==== Data section ====

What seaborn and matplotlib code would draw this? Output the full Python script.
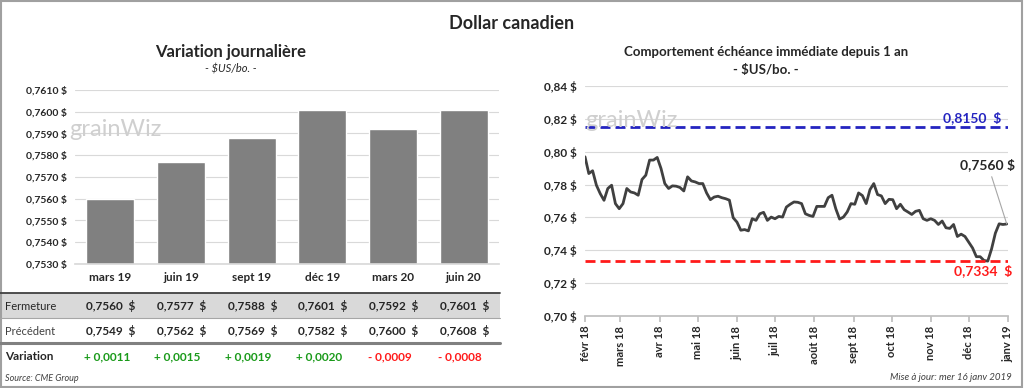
import numpy as np
import pandas as pd
import matplotlib
matplotlib.use('Agg')
import matplotlib.pyplot as plt
import seaborn as sns
from matplotlib.transforms import blended_transform_factory
from matplotlib.lines import Line2D
from matplotlib.patches import Rectangle

# daily variation (left)
contracts = ['mars 19', 'juin 19', 'sept 19', 'déc 19', 'mars 20', 'juin 20']
closes = [0.7560, 0.7577, 0.7588, 0.7601, 0.7592, 0.7601]
previous = [0.7549, 0.7562, 0.7569, 0.7582, 0.7600, 0.7608]
variation = [0.0011, 0.0015, 0.0019, 0.0020, -0.0009, -0.0008]

# nearby contract over 1 year (right), read every 3 days
dates = pd.date_range('2018-02-01', periods=112, freq='3D')
nearby = [0.7969, 0.7867, 0.7884, 0.7796, 0.7745, 0.7704, 0.7776, 0.7796, 0.7684, 0.7653,
          0.7684, 0.7776, 0.7755, 0.7749, 0.7735, 0.7831, 0.7857, 0.7949, 0.7949, 0.7965,
          0.7898, 0.7806, 0.7776, 0.7792, 0.7790, 0.7782, 0.7761, 0.7847, 0.7822, 0.7816,
          0.7806, 0.7806, 0.7749, 0.7708, 0.7724, 0.7729, 0.7720, 0.7714, 0.7705, 0.7598,
          0.7571, 0.7522, 0.7526, 0.7518, 0.7592, 0.7582, 0.7622, 0.7631, 0.7582, 0.7602,
          0.7592, 0.7606, 0.7602, 0.7663, 0.7680, 0.7694, 0.7692, 0.7684, 0.7622, 0.7612,
          0.7606, 0.7667, 0.7667, 0.7667, 0.7720, 0.7735, 0.7653, 0.7590, 0.7602, 0.7633,
          0.7684, 0.7680, 0.7749, 0.7733, 0.7684, 0.7769, 0.7806, 0.7739, 0.7731, 0.7684,
          0.7710, 0.7708, 0.7653, 0.7680, 0.7647, 0.7633, 0.7618, 0.7637, 0.7643, 0.7592,
          0.7582, 0.7592, 0.7582, 0.7557, 0.7578, 0.7537, 0.7533, 0.7557, 0.7484, 0.7498,
          0.7484, 0.7449, 0.7414, 0.7361, 0.7361, 0.7338, 0.7334, 0.7408, 0.7504, 0.7561,
          0.7557, 0.7560]
high_level = 0.8150
low_level = 0.7334
month_ticks = pd.date_range('2018-02-01', '2019-01-01', freq='MS')
month_labels = ['févr 18', 'mars 18', 'avr 18', 'mai 18', 'juin 18', 'juil 18',
                'août 18', 'sept 18', 'oct 18', 'nov 18', 'déc 18', 'janv 19']


def fmt(v, d):
    return f"{v:.{d}f}".replace('.', ',')


sns.set_theme(style='white')
plt.rcParams['font.family'] = ['Lato', 'DejaVu Sans']

fig = plt.figure(figsize=(10.24, 3.88), dpi=100)
ax1 = fig.add_axes([0.0732, 0.3196, 0.414, 0.4485])
ax2 = fig.add_axes([0.5713, 0.1856, 0.4131, 0.5928])

fig.text(0.5, 0.94, 'Dollar canadien', ha='center', va='center', fontsize=13, fontweight='bold')

# ---- left: bars
sns.barplot(x=contracts, y=closes, color='#808080', saturation=1, width=0.68, ax=ax1)
ax1.set_xlim(-0.5, 5.5)
yt = np.round(np.arange(0.7530, 0.76101, 0.001), 4)
ax1.set_ylim(0.7530, 0.7610)
ax1.set_yticks(yt)
ax1.set_yticklabels([fmt(v, 4) + ' $' for v in yt], fontweight='bold', fontsize=7.5)
ax1.set_xticks(range(len(contracts)))
ax1.set_xticklabels(contracts, fontweight='bold', fontsize=8.5)
ax1.tick_params(axis='both', length=0, pad=6)
ax1.yaxis.grid(True, color='#d9d9d9', lw=0.8)
ax1.set_axisbelow(True)
for s in ['top', 'right', 'left']:
    ax1.spines[s].set_visible(False)
ax1.spines['bottom'].set_color('#d9d9d9')
ax1.set_xlabel('')
ax1.set_ylabel('')
fig.text(0.2256, 0.866, 'Variation journalière', ha='center', va='center', fontsize=12, fontweight='bold')
fig.text(0.2256, 0.822, '- $US/bo. -', ha='center', va='center', fontsize=8, style='italic')
fig.text(0.068, 0.665, 'grainWiz', ha='left', va='center', fontsize=17, color='#cfcfcf')

# table under the bars
tr = blended_transform_factory(ax1.transData, fig.transFigure)
fig.add_artist(Rectangle((0, 0.1804), 0.488, 0.0644, transform=fig.transFigure,
                         facecolor='#d9d9d9', edgecolor='none', zorder=0))
fig.add_artist(Line2D([0, 0.488], [0.2448, 0.2448], transform=fig.transFigure, color='#404040', lw=1.3))
fig.add_artist(Line2D([0, 0.488], [0.1804, 0.1804], transform=fig.transFigure, color='#a6a6a6', lw=0.8))
fig.add_artist(Line2D([0, 0.488], [0.1160, 0.1160], transform=fig.transFigure, color='#808080', lw=2.2))
fig.text(0.005, 0.2113, 'Fermeture', ha='left', va='center', fontsize=8, color='#262626')
fig.text(0.005, 0.1469, 'Précédent', ha='left', va='center', fontsize=8, color='#404040')
fig.text(0.005, 0.0799, 'Variation', ha='left', va='center', fontsize=8.5, fontweight='bold')
for i in range(len(contracts)):
    ax1.text(i + 0.36, 0.2113, fmt(closes[i], 4) + '  $', transform=tr, ha='right', va='center',
             fontsize=8.5, fontweight='bold')
    ax1.text(i + 0.36, 0.1469, fmt(previous[i], 4) + '  $', transform=tr, ha='right', va='center',
             fontsize=8.5, fontweight='bold')
    v = variation[i]
    txt = ('+ ' if v > 0 else '- ') + fmt(abs(v), 4)
    ax1.text(i - 0.05, 0.0799, txt, transform=tr, ha='center', va='center', fontsize=8.5,
             fontweight='bold', color='#1a9a1a' if v > 0 else '#ff1a1a')
fig.text(0.005, 0.0232, 'Source: CME Group', ha='left', va='center', fontsize=6.5, style='italic',
         color='#404040')

# ---- right: line
sns.lineplot(x=dates, y=nearby, color='#404040', lw=2, ax=ax2)
ax2.axhline(high_level, color='#2424c0', lw=2, ls=(0, (3.6, 1.8)))
ax2.axhline(low_level, color='#ff1a1a', lw=2, ls=(0, (3.6, 1.8)))
yt2 = np.round(np.arange(0.70, 0.8401, 0.02), 2)
ax2.set_ylim(0.70, 0.84)
ax2.set_yticks(yt2)
ax2.set_yticklabels([fmt(v, 2) + ' $' for v in yt2], fontweight='bold', fontsize=8.5)
ax2.set_xticks(month_ticks)
ax2.set_xticklabels(month_labels, rotation=90, fontweight='bold', fontsize=8)
ax2.set_xlim(month_ticks[0], month_ticks[-1])
ax2.tick_params(axis='y', length=0, pad=6)
ax2.tick_params(axis='x', length=4, color='#bfbfbf', direction='out', bottom=True, pad=3)
ax2.yaxis.grid(True, color='#d9d9d9', lw=0.8)
ax2.set_axisbelow(True)
for s in ['top', 'right', 'left']:
    ax2.spines[s].set_visible(False)
ax2.spines['bottom'].set_color('#bfbfbf')
ax2.set_xlabel('')
ax2.set_ylabel('')
ax2.text(0.985, high_level + 0.002, fmt(high_level, 4) + '  $', transform=ax2.get_yaxis_transform(),
         ha='right', va='bottom', fontsize=10, fontweight='bold', color='#2424c0')
ax2.text(1.01, low_level - 0.002, fmt(low_level, 4) + '  $', transform=ax2.get_yaxis_transform(),
         ha='right', va='top', fontsize=10, fontweight='bold', color='#ff1a1a')
ax2.annotate(fmt(nearby[-1], 4) + ' $', xy=(dates[-1], nearby[-1]), xytext=(pd.Timestamp('2018-12-16'), 0.7923),
             ha='center', va='center', fontsize=10, fontweight='bold',
             arrowprops=dict(arrowstyle='-', color='#a6a6a6', lw=0.8, shrinkA=2, shrinkB=0))
fig.text(0.748, 0.866, 'Comportement échéance immédiate depuis 1 an', ha='center', va='center',
         fontsize=9.5, fontweight='bold')
fig.text(0.748, 0.8196, '- $US/bo. -', ha='center', va='center', fontsize=9.5, fontweight='bold')
fig.text(0.572, 0.69, 'grainWiz', ha='left', va='center', fontsize=17, color='#cfcfcf')

fig.text(0.988, 0.0258, 'Mise à jour: mer 16 janv 2019', ha='right', va='center', fontsize=7,
         style='italic', color='#404040')
fig.add_artist(Rectangle((0.001, 0.002), 0.997, 0.995, transform=fig.transFigure, fill=False,
                         edgecolor='#a0a0a0', lw=1.5))

fig.savefig('out.png', dpi=100)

====

-- Work to do --
Omitting all pictures, restate exactly the lines of the material from its start through the line that contains "from matplotlib.patches import Rectangle".

-- Result for this exercise --
What seaborn and matplotlib code would draw this? Output the full Python script.
import numpy as np
import pandas as pd
import matplotlib
matplotlib.use('Agg')
import matplotlib.pyplot as plt
import seaborn as sns
from matplotlib.transforms import blended_transform_factory
from matplotlib.lines import Line2D
from matplotlib.patches import Rectangle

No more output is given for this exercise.